Existe uma solidão que se sobrepõe até mesmo à solidão anterior, a solidão do cotidiano: a solidão durante a Copa do Mundo. Observo os festejos, os comentários, as reuniões para comemorar e assistir aos jogos de futebol mais importantes da década (cada uma tem dois eventos desse tipo) e algo me impede de me unir a meus compatriotas na felicidade extasiada com que se abandonam nas horas mais improváveis do dia. Não é a consciência política sobre a alienação – que, este ano, está sendo atacada mais do que nunca com a fúria dos que não querem se sentir culpados por querer se esquecer momentaneamente do regime de exceção que vivemos por esses dias – nem mesmo a falta de gosto pelo esporte, que é compartilhada por uma multidão que, não obstante, se comporta como outro aficionado qualquer durante o período do mundial, o impostor só sendo desmascarado pelos puristas do esporte inglês na sua inata falta de jeito com o cotidiano futebolístico. É uma indiferença custosa para o emocional de qualquer um já acostumado a andar pelos cantos e que, ainda assim, impera sobre o esforço que se faz para tentar ficar feliz com a pequena bola que balança a rede e provoca um cataclismo sobre a superfície terrestre – com poder de alterar eleições, dizem.
Meu trabalho vai parar durante os jogos do Brasil na Copa do Mundo da Rússia. As horas ociosas não serão descontadas de nossa folha de pagamento nem se exigirá qualquer tipo de compensação. As ruas ficam desertas e isso é muito bom para quem sempre olhou para a trincheira permanentemente engarrafada da Visconde de Guarapuava e desejou vencê-la em cima de um longboard (já fiz isso, inclusive, em uma madrugada véspera de Corpus Christi, em 2014, foi legal). Tenho aí alguns motivos para me animar, sem falar na oportunidade ímpar de, pelo menos alguma vez na vida, me sentir pertencente a um chão e a um povo. Mas a tentativa é infrutífera, e aos 15 minutos de jogo, já me impaciento com o falatório desnecessário dos comentaristas, a overdose de anúncios ao redor do campo e nas vinhetas da TV, as conjecturas sobre os pequenos gestos dos jogadores e os dramas paralelos sem emoção que se desenrolam nos campos do gramado. O jogo para a cada dois minutos com alguém rolando dramaticamente pelo gramado e a Suíça faz um gol de empate para o dissabor da equipe televisiva que passa a atacar o juiz, claramente favorecendo a outra equipe.

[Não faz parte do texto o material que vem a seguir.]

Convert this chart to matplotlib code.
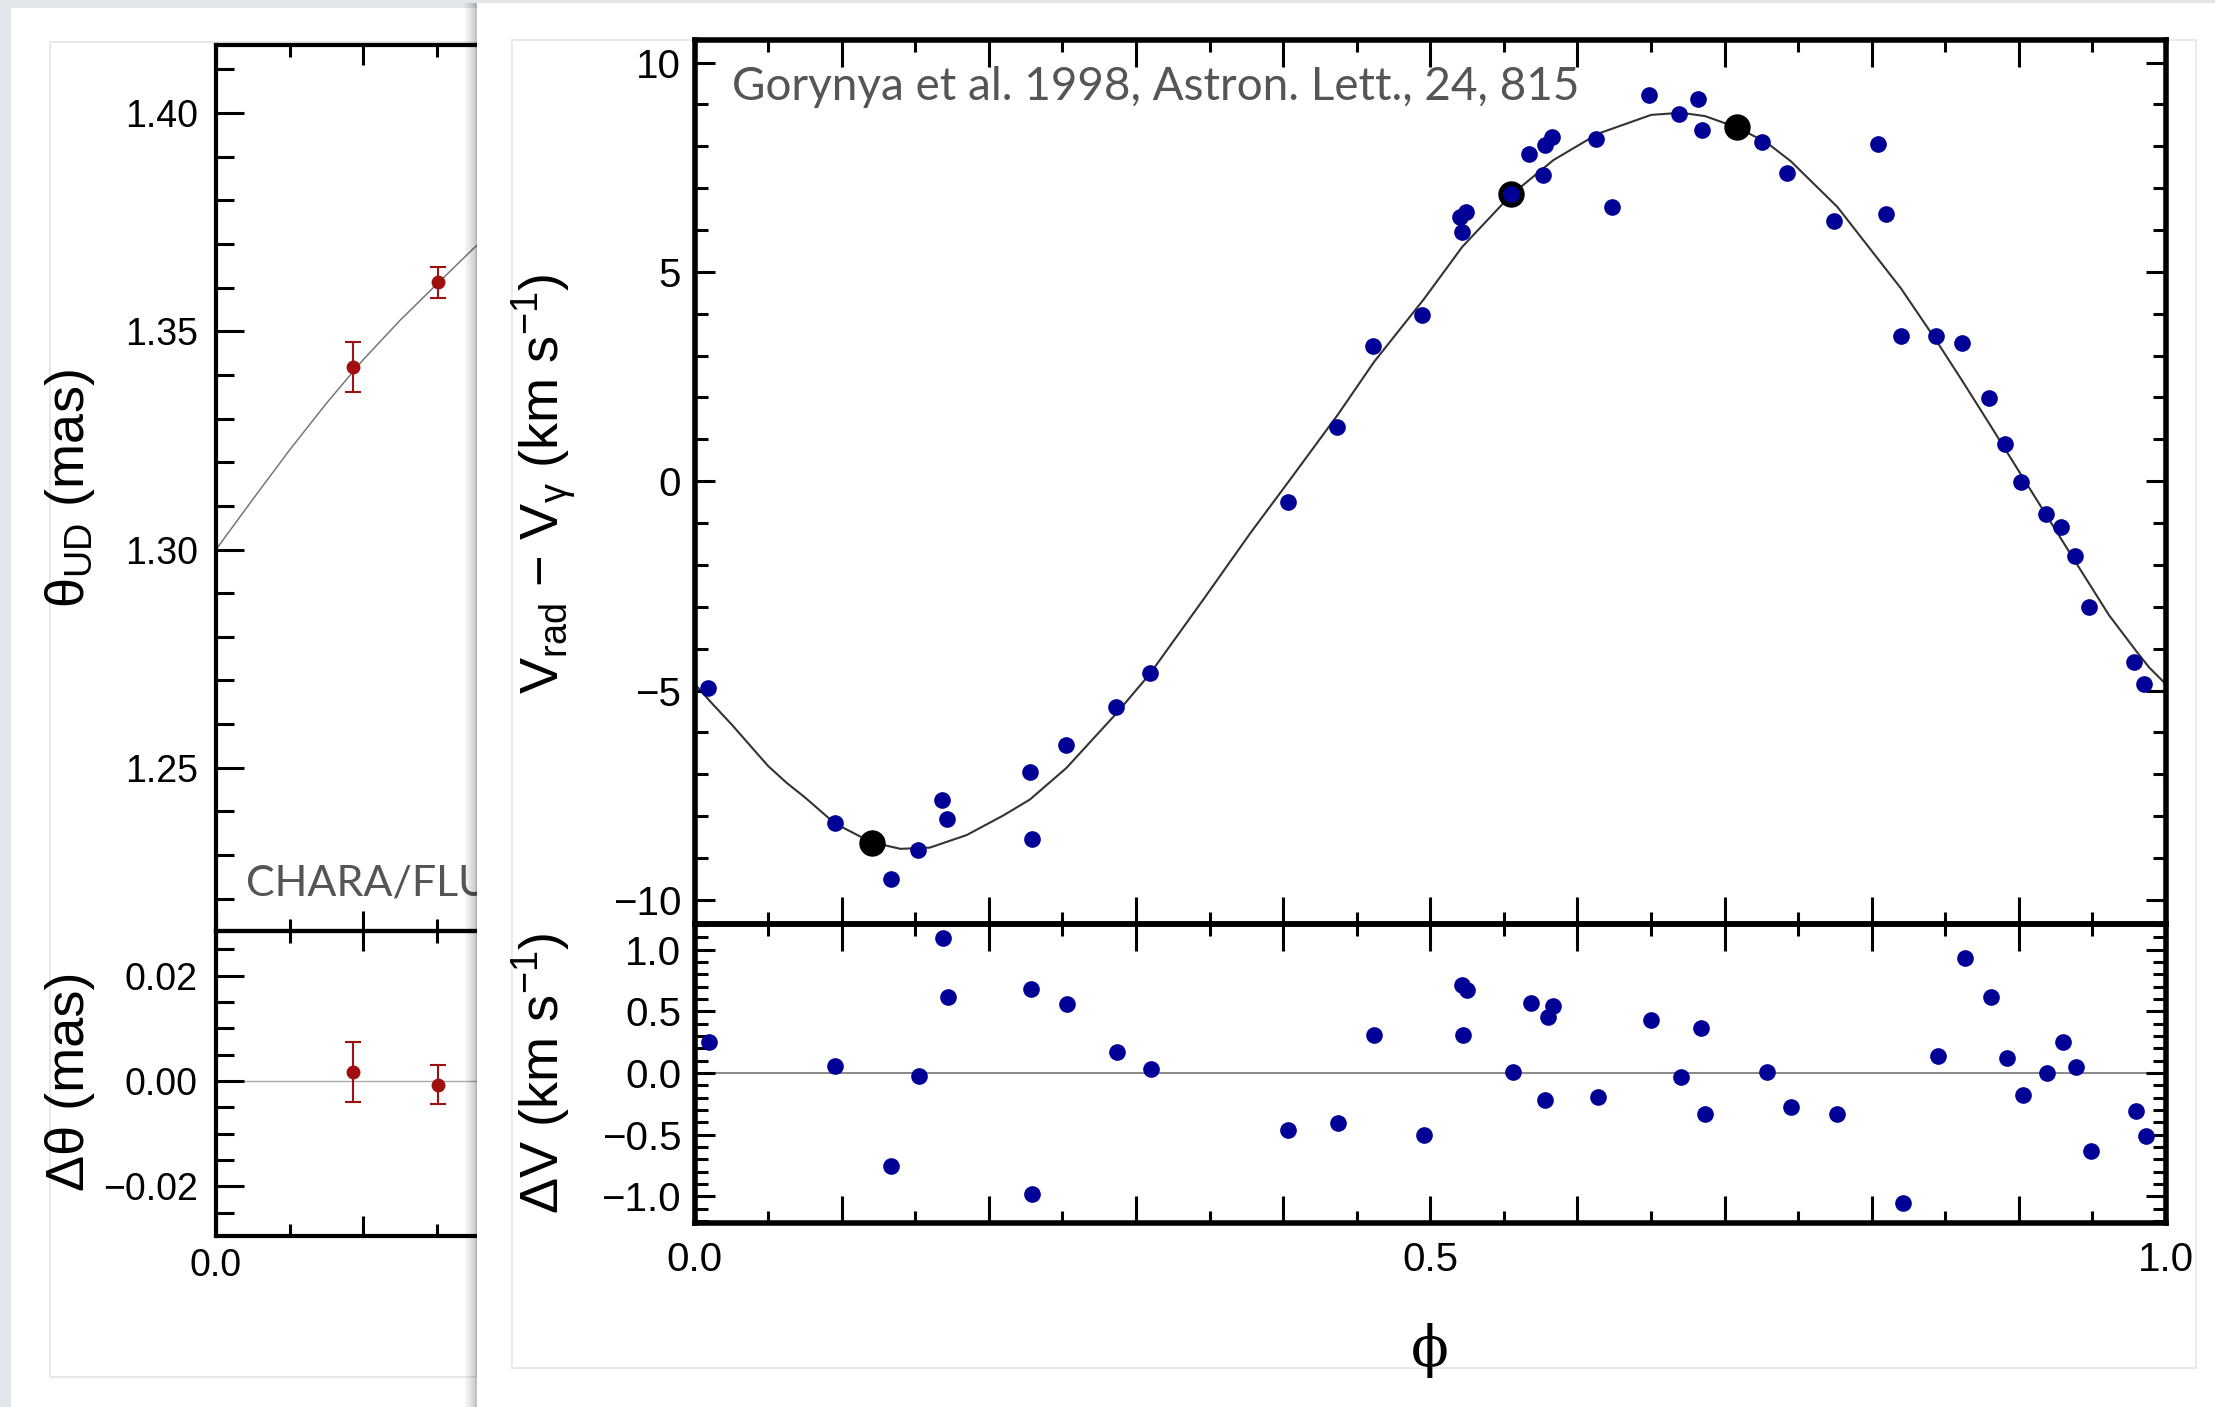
import matplotlib
matplotlib.use("Agg")
import matplotlib.pyplot as plt
from matplotlib.patches import Rectangle
from matplotlib.ticker import MultipleLocator, FuncFormatter

# ── Data ──────────────────────────────────────────────────────────────────────

# left slide: CHARA/FLUOR uniform-disc diameters (mostly hidden by the right slide)
theta_phase     = [0.0928, 0.151]
theta_ud        = [1.3418, 1.3612]
theta_err       = [0.0058, 0.0036]
dtheta          = [0.0017, -0.0007]
dtheta_err      = [0.0057, 0.0037]
theta_fit_phase = [0.0, 0.025, 0.05, 0.075, 0.1, 0.125, 0.15, 0.175, 0.2]
theta_fit       = [1.300, 1.3115, 1.3228, 1.3335, 1.3435, 1.3525, 1.3608, 1.3690, 1.3765]

# right slide: radial velocities (Gorynya et al. 1998)
rv_phase = [0.009, 0.0953, 0.1335, 0.1522, 0.1684, 0.1719, 0.228, 0.2291, 0.2527,
            0.2866, 0.3095, 0.403, 0.4368, 0.4614, 0.4945, 0.5202, 0.5218, 0.524,
            0.5549, 0.5668, 0.5768, 0.5777, 0.5826, 0.6124, 0.6232, 0.6487, 0.669,
            0.6818, 0.6848, 0.7257, 0.7426, 0.7745, 0.8041, 0.8098, 0.82, 0.8435,
            0.8615, 0.88, 0.8907, 0.9016, 0.9185, 0.9285, 0.938, 0.948, 0.9784, 0.9852]
rv       = [-4.94, -8.17, -9.51, -8.81, -7.61, -8.07, -6.95, -8.55, -6.29,
            -5.40, -4.57, -0.50, 1.29, 3.22, 3.98, 6.31, 5.95, 6.43,
            6.85, 7.82, 7.31, 8.02, 8.22, 8.17, 6.55, 9.22, 8.78,
            9.14, 8.40, 8.10, 7.37, 6.22, 8.06, 6.38, 3.48, 3.46,
            3.31, 1.99, 0.90, -0.01, -0.78, -1.10, -1.79, -3.01, -4.31, -4.84]

# epochs of the interferometric observations (big black dots)
key_phase = [0.1206, 0.5549, 0.7084]
key_rv    = [-8.65, 6.85, 8.45]

rv_fit_phase = [0.0, 0.0125, 0.025, 0.0375, 0.05, 0.0625, 0.075, 0.0953, 0.12, 0.14,
                0.16, 0.185, 0.21, 0.228, 0.2527, 0.2866, 0.3095, 0.3463, 0.3775,
                0.4035, 0.4374, 0.4618, 0.4957, 0.5218, 0.555, 0.5837, 0.614, 0.6502,
                0.6706, 0.6868, 0.7084, 0.7286, 0.7451, 0.7767, 0.82, 0.8435, 0.8615,
                0.88, 0.9016, 0.9185, 0.938, 0.9613, 0.9796, 0.9886, 1.0]
rv_fit       = [-4.84, -5.33, -5.8, -6.3, -6.8, -7.2, -7.55, -8.17, -8.62, -8.78,
                -8.75, -8.45, -7.98, -7.6, -6.85, -5.55, -4.6, -2.8, -1.25,
                -0.02, 1.6, 2.85, 4.35, 5.6, 6.84, 7.67, 8.3, 8.75,
                8.8, 8.72, 8.45, 8.09, 7.64, 6.55, 4.6, 3.38, 2.4,
                1.37, 0.15, -0.8, -1.9, -3.2, -4.05, -4.45, -4.85]

res_phase = [0.0096, 0.0955, 0.1334, 0.1528, 0.1686, 0.1723, 0.2286, 0.2296, 0.253,
             0.2872, 0.3103, 0.4035, 0.4374, 0.4618, 0.4957, 0.5214, 0.5247, 0.5224,
             0.556, 0.5685, 0.5781, 0.5797, 0.5837, 0.614, 0.6502, 0.6706, 0.6838,
             0.6868, 0.7286, 0.7451, 0.7767, 0.8215, 0.8452, 0.8633, 0.8814, 0.892,
             0.9028, 0.9193, 0.9298, 0.9387, 0.9489, 0.9796, 0.9865]
res_dv    = [0.251, 0.059, -0.757, -0.022, 1.095, 0.614, 0.678, -0.981, 0.559,
             0.168, 0.032, -0.462, -0.405, 0.308, -0.5, 0.714, 0.676, 0.311,
             0.011, 0.568, -0.219, 0.457, 0.546, -0.192, 0.432, -0.030, 0.362,
             -0.332, 0.011, -0.273, -0.332, -1.054, 0.135, 0.935, 0.619, 0.119,
             -0.176, -0.003, 0.249, 0.046, -0.632, -0.311, -0.508]

# ── Style ─────────────────────────────────────────────────────────────────────

W, H = 2215, 1407
plt.rcParams["font.family"] = ["Liberation Sans", "DejaVu Sans"]
plt.rcParams["mathtext.fontset"] = "custom"
plt.rcParams["mathtext.rm"] = "Liberation Sans"

C_BLUE  = "#000096"
C_RED   = "#a01010"
C_NOTE  = "#555555"
BG      = "#e2e5e9"
PX      = 72 / 100   # pixels -> points
NOTE_FONT = ["Lato", "DejaVu Sans"]


def box(x0, y0, x1, y1):
    """pixel box (top-left origin) -> figure-fraction rect"""
    return [x0 / W, 1 - y1 / H, (x1 - x0) / W, (y1 - y0) / H]


def fmt(decimals, only=None):
    def f(v, pos):
        if only is not None and not any(abs(v - o) < 1e-6 for o in only):
            return ""
        if abs(v) < 1e-9:
            v = 0.0
        return f"{v:.{decimals}f}".replace("-", "\u2212")
    return FuncFormatter(f)


def style_axes(ax, lw, xmaj, xmin_len, ymaj, ymin_len, tick_font, pad_x, pad_y):
    for s in ax.spines.values():
        s.set_linewidth(lw)
    ax.tick_params(which="both", direction="in", top=True, right=True,
                   width=2.2, labelsize=tick_font)
    ax.tick_params(axis="x", which="major", length=xmaj, pad=pad_x)
    ax.tick_params(axis="x", which="minor", length=xmin_len)
    ax.tick_params(axis="y", which="major", length=ymaj, pad=pad_y)
    ax.tick_params(axis="y", which="minor", length=ymin_len)
    ax.xaxis.set_major_locator(MultipleLocator(0.1))
    ax.xaxis.set_minor_locator(MultipleLocator(0.05))
    ax.set_xlim(0, 1)


fig = plt.figure(figsize=(W / 100, H / 100), dpi=100, facecolor=BG)

# slide cards
fig.add_artist(Rectangle((11 / W, 0), (477 - 11) / W, 1 - 8 / H, transform=fig.transFigure,
                         facecolor="white", edgecolor="none", zorder=0.5))
fig.add_artist(Rectangle((50 / W, 1 - 1377 / H), (477 - 50) / W, (1377 - 42) / H,
                         transform=fig.transFigure, fill=False, edgecolor="#e4e4e4",
                         lw=1.2, zorder=0.6))
for i, a in enumerate([0.04, 0.07, 0.10, 0.14, 0.18, 0.24]):
    fig.add_artist(Rectangle(((465 + 2 * i) / W, 0), 2 / W, 1 - 3 / H,
                             transform=fig.transFigure, facecolor="black",
                             edgecolor="none", alpha=a, zorder=2.4))
fig.add_artist(Rectangle((477 / W, 0), (W - 477) / W, 1 - 3 / H, transform=fig.transFigure,
                         facecolor="white", edgecolor="none", zorder=2.5))
fig.add_artist(Rectangle((512 / W, 1 - 1368 / H), (2196 - 512) / W, (1368 - 40) / H,
                         transform=fig.transFigure, fill=False, edgecolor="#e6e6e6",
                         lw=1.2, zorder=2.6))

# ── Left slide: angular diameter ──────────────────────────────────────────────

axL = fig.add_axes(box(216, 45, 1688, 931), zorder=1)
axLr = fig.add_axes(box(216, 931, 1688, 1236), zorder=1, sharex=axL)
for ax in (axL, axLr):
    ax.set_facecolor("none")
    style_axes(ax, 3.0, 20 * PX, 12 * PX, 28 * PX, 18 * PX, 27, 9, 13)
    ax.xaxis.set_major_formatter(fmt(1, only=[0.0, 0.5, 1.0]))

axL.plot(theta_fit_phase, theta_fit, color="#777777", lw=1.1, zorder=1)
axL.errorbar(theta_phase, theta_ud, yerr=theta_err, fmt="o", color=C_RED, ms=9,
             elinewidth=1.5, capsize=5.8, capthick=1.5, zorder=2)
axL.set_ylim(1.2126, 1.4156)
axL.yaxis.set_major_locator(MultipleLocator(0.05))
axL.yaxis.set_minor_locator(MultipleLocator(0.01))
axL.yaxis.set_major_formatter(fmt(2))
axL.tick_params(axis="x", labelbottom=False)
axL.text(0.0204, 0.0406, "CHARA/FLUOR", transform=axL.transAxes, fontsize=31,
         family=NOTE_FONT, color=C_NOTE, ha="left", va="baseline")

axLr.axhline(0, color="#aaaaaa", lw=1.0, zorder=1)
axLr.errorbar(theta_phase, dtheta, yerr=dtheta_err, fmt="o", color=C_RED, ms=9,
              elinewidth=1.5, capsize=5.8, capthick=1.5, zorder=2)
axLr.set_ylim(-0.0294, 0.0285)
axLr.yaxis.set_major_locator(MultipleLocator(0.02))
axLr.yaxis.set_minor_locator(MultipleLocator(0.005))
axLr.yaxis.set_major_formatter(fmt(2))

fig.text(70 / W, 1 - 489 / H, "θ$_\\mathregular{UD}$ (mas)", rotation=90,
         ha="center", va="center", fontsize=39)
fig.text(70 / W, 1 - 1081 / H, "Δθ (mas)", rotation=90,
         ha="center", va="center", fontsize=39)

# ── Right slide: radial velocity curve ────────────────────────────────────────

axR = fig.add_axes(box(694.5, 39.5, 2166, 923.8), zorder=3)
axRr = fig.add_axes(box(694.5, 923.8, 2166, 1223.3), zorder=3, sharex=axR)
for ax in (axR, axRr):
    ax.set_facecolor("none")
    style_axes(ax, 4.0, 27 * PX, 12 * PX, 20 * PX, 13 * PX, 29, 13, 9.7)
    ax.xaxis.set_major_formatter(fmt(1, only=[0.0, 0.5, 1.0]))

axR.plot(rv_fit_phase, rv_fit, color="#333333", lw=1.5, zorder=1)
axR.plot(key_phase, key_rv, "o", color="black", ms=19, mec="none", zorder=2)
axR.plot(rv_phase, rv, "o", color=C_BLUE, ms=12, mec="none", zorder=3)
axR.set_ylim(-10.57, 10.55)
axR.yaxis.set_major_locator(MultipleLocator(5))
axR.yaxis.set_minor_locator(MultipleLocator(1))
axR.yaxis.set_major_formatter(fmt(0))
axR.tick_params(axis="x", labelbottom=False)
axR.text(0.0255, 0.9316, "Gorynya et al. 1998, Astron. Lett., 24, 815",
         transform=axR.transAxes, fontsize=33, family=NOTE_FONT,
         color=C_NOTE, ha="left", va="baseline")

axRr.axhline(0, color="#888888", lw=1.4, zorder=1)
axRr.plot(res_phase, res_dv, "o", color=C_BLUE, ms=12, mec="none", zorder=3)
axRr.set_ylim(-1.22, 1.21)
axRr.yaxis.set_major_locator(MultipleLocator(0.5))
axRr.yaxis.set_minor_locator(MultipleLocator(0.1))
axRr.yaxis.set_major_formatter(fmt(1))

fig.text(544 / W, 1 - 484 / H,
         "V$_\\mathregular{rad}$ \u2212 V$_\\mathregular{γ}$ (km s$^\\mathregular{\u22121}$)",
         rotation=90, ha="center", va="center", fontsize=39, zorder=4)
fig.text(541 / W, 1 - 1073 / H, "ΔV (km s$^\\mathregular{\u22121}$)",
         rotation=90, ha="center", va="center", fontsize=39, zorder=4)
fig.text(1430 / W, 1 - 1350 / H, "ϕ", ha="center", va="center", fontsize=40,
         family=["DejaVu Serif", "DejaVu Sans"], zorder=4)

fig.savefig("out.png", dpi=100, facecolor=BG)
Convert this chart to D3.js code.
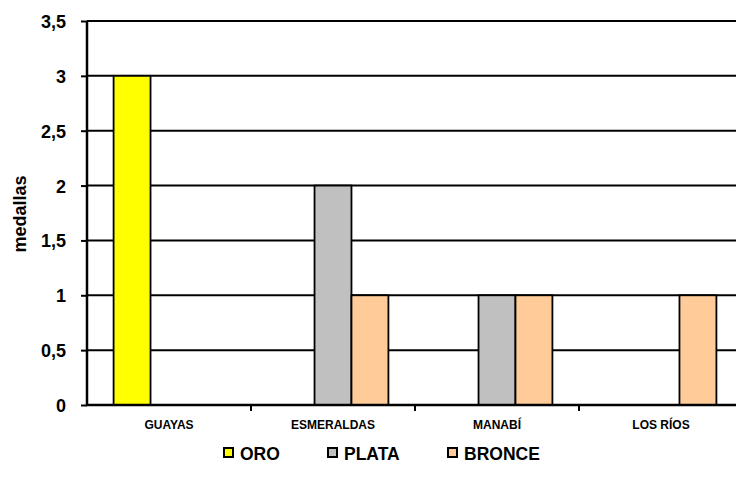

Nesse momento, estou em comunhão com o país. O silêncio que precede um improvável empate casa bem com o meu estado de espírito. Sou parte dessa nação acanhada. Sou brasileiro.
Volto às minhas coisas, então. Organizo uma coleção de revistas, faço o fichamento dos últimos vinhos que bebi (a lembrança do carvalho americano daquele roble mais vívida do que o último escanteio batido momentos atrás), abro uma nova garrafa. Quando eu vejo, a partida já acaba e os comentaristas se concernem com o resultado. Nas ruas, exclamações malcriadas eclodem aqui e ali, uma vuvuzela solitária corta o fim de tarde no bairro. Algumas buzinas descontentes, e o silêncio volta a imperar. Nesse momento, estou em comunhão com o país. O silêncio que precede um improvável empate casa bem com o meu estado de espírito. Sou parte dessa nação acanhada. Sou brasileiro.